I'm so sorry you had a traumatic time. I did too and also hate myself for 'dwelling' and not just 100% seeing it as positive because she arrives healthy. I hate myself for feeling envy. I upsetmyself last year as I caught myself asking a friends 'how many stitches did you have' after she described her glorious waterbirth. It was as though I was searching for a negative part of her experience to justify my trauma too. I recently sought a doula / midwife who was offering a birth trauma workshop. She has useful visualisation techniques etc. However what really really helped me was to talk through every second of my birth and how I felt. I realised I hadn't been able to do that with anyone. I didn't want to burden friends who may not have had children yet, I was reluctant to go over it again with my birth partners as they too were in some shock at what they'd experienced and so I had found myself repeating 'oh it was rough but baby is fine and I'm happy she's here'

Do you think you have someone impartial to talk to like that? Maybe a doula or an NCT leader that could spend two hours just listening, I felt so so relieve afterwards. At this stage I wasn't particularly looking for answers as whilst my birth was rough and traumatic I don't (in my specific case) hold any blame or any 'we should have done that instead' so I just needed to talk to process it rather than seek answers with a midwife consult.
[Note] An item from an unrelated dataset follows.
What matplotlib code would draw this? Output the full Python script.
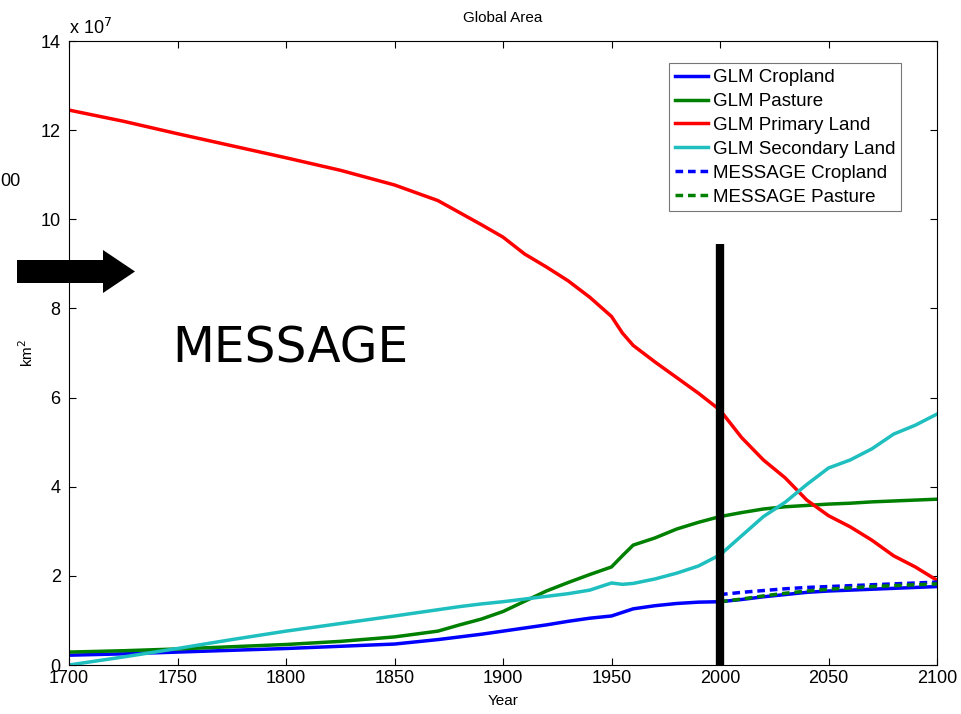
import matplotlib.pyplot as plt
from matplotlib.patches import Polygon

# areas in units of 1e7 km^2
yr_hist = [1700, 1725, 1750, 1775, 1800, 1825, 1850, 1870, 1880, 1890, 1900, 1910, 1920,
           1930, 1940, 1950, 1955, 1960, 1970, 1980, 1990, 2000, 2010, 2020, 2030, 2040,
           2050, 2060, 2070, 2080, 2090, 2100]
glm_crop = [0.22, 0.25, 0.29, 0.33, 0.37, 0.42, 0.47, 0.57, 0.63, 0.69, 0.76, 0.83, 0.90,
            0.98, 1.05, 1.10, 1.18, 1.26, 1.33, 1.38, 1.41, 1.42, 1.47, 1.53, 1.58, 1.63,
            1.66, 1.68, 1.70, 1.72, 1.74, 1.76]
glm_past = [0.29, 0.32, 0.36, 0.41, 0.46, 0.53, 0.63, 0.76, 0.90, 1.03, 1.20, 1.43, 1.66,
            1.85, 2.03, 2.20, 2.45, 2.69, 2.85, 3.05, 3.20, 3.33, 3.42, 3.50, 3.55, 3.58,
            3.61, 3.63, 3.66, 3.68, 3.70, 3.72]
glm_prim = [12.45, 12.20, 11.92, 11.65, 11.38, 11.10, 10.77, 10.42, 10.15, 9.88, 9.60, 9.22,
            8.93, 8.62, 8.25, 7.82, 7.45, 7.17, 6.80, 6.45, 6.10, 5.72, 5.10, 4.60, 4.20,
            3.70, 3.35, 3.10, 2.80, 2.45, 2.20, 1.90]
glm_sec = [0.00, 0.18, 0.37, 0.57, 0.76, 0.93, 1.10, 1.24, 1.31, 1.37, 1.42, 1.48, 1.54,
           1.60, 1.68, 1.84, 1.81, 1.83, 1.93, 2.06, 2.22, 2.47, 2.90, 3.33, 3.65, 4.05,
           4.42, 4.60, 4.85, 5.18, 5.38, 5.63]

yr_msg = [2000, 2010, 2020, 2030, 2040, 2050, 2060, 2070, 2080, 2090, 2100]
msg_crop = [1.58, 1.63, 1.67, 1.71, 1.74, 1.76, 1.78, 1.80, 1.82, 1.84, 1.86]
msg_past = [1.42, 1.48, 1.55, 1.61, 1.66, 1.70, 1.73, 1.76, 1.78, 1.80, 1.82]

# base year marker
bar_x = [2000, 2000]
bar_y = [0, 9.44]

plt.rcParams['font.family'] = ['Liberation Sans', 'DejaVu Sans']

fig = plt.figure(figsize=(9.61, 7.14), dpi=100)
ax = fig.add_axes([69/961, 49/714, 868/961, 624/714])

lw = 2.5
ax.plot(yr_hist, glm_crop, color='#0000ff', lw=lw, label='GLM Cropland')
ax.plot(yr_hist, glm_past, color='#008000', lw=lw, label='GLM Pasture')
ax.plot(yr_hist, glm_prim, color='#ff0000', lw=lw, label='GLM Primary Land')
ax.plot(yr_hist, glm_sec, color='#1fbfbf', lw=lw, label='GLM Secondary Land')
ax.plot(yr_msg, msg_crop, color='#0000ff', lw=lw, ls=(0, (2.2, 1.4)), label='MESSAGE Cropland')
ax.plot(yr_msg, msg_past, color='#008000', lw=lw, ls=(0, (2.2, 1.4)), label='MESSAGE Pasture')
ax.plot(bar_x, bar_y, color='black', lw=6, solid_capstyle='butt', clip_on=False, zorder=5)

ax.set_xlim(1700, 2100)
ax.set_ylim(0, 14)
ax.set_xticks(range(1700, 2101, 50))
ax.set_yticks(range(0, 15, 2))
ax.tick_params(direction='in', top=True, right=True, labelsize=13, length=5, width=0.8)
ax.tick_params(axis='y', pad=6)
for s in ax.spines.values():
    s.set_linewidth(0.8)

ax.set_title('Global Area', fontsize=11, pad=14)
ax.set_xlabel('Year', fontsize=11, labelpad=5)
ax.set_ylabel('km$^2$', fontsize=11, labelpad=3)
ax.text(0.0, 1.005, 'x 10$^7$', transform=ax.transAxes, fontsize=13, ha='left', va='bottom')

leg = ax.legend(loc='upper right', bbox_to_anchor=(0.9585, 0.964), fontsize=13.5,
                frameon=True, fancybox=False, edgecolor='#555555', handlelength=1.75,
                handletextpad=0.27, labelspacing=0.36, borderpad=0.3, borderaxespad=0)
leg.get_frame().set_linewidth(0.8)

ax.text(1802, 7.1, 'MESSAGE', fontsize=35, ha='center', va='center', family='DejaVu Sans')

# arrow pointing at the axis, left of the plot
W, H = 961, 714
arrow_px = [(17, 260), (103, 260), (103, 250), (135, 271.5), (103, 293), (103, 283), (17, 283)]
fig.patches.append(Polygon([(x / W, 1 - y / H) for x, y in arrow_px], closed=True,
                           facecolor='black', edgecolor='none', transform=fig.transFigure))
fig.text(0, 1 - 182 / H, '00', fontsize=13, ha='left', va='center')

fig.savefig('out.png', dpi=100)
Good luck with your healing x it's such a shame when we should look back on that day as empowering and beautiful and happy. X (I posted a thread recently called hypnobirthing fail please help if you wanted more advice) x

Endofrelationship · 23/01/2019 08:49

I had counselling with a specialist birth trauma counselor. It was really helpful. I tried requesting a debrief, (multiple times over an 18 month period including involving PALS 3 times) but my trust were so shit I never got one.

It's taken until the birth of DC2 (different trust, totally different experience) for me to really understand my emotions around the last birth and the part I and hospital staff had to play in how it went and why.

NoParticularPattern · 23/01/2019 08:56

I’m so sorry you’ve had a traumatic birth experience. Birth trauma is a real thing and you deserve to have an explanation of what happened and why. It’s obviously not going to take the trauma away completely, but I’d hope that a proper debrief might give you some answers that might help you be better able to move forward. Definitely give the midwives a ring and request a debrief and I also recommend you contact the Birth Trauma Association. They do some really fabulous work with reducing the stigma surrounding birth trauma and helping women to overcome their awful experiences.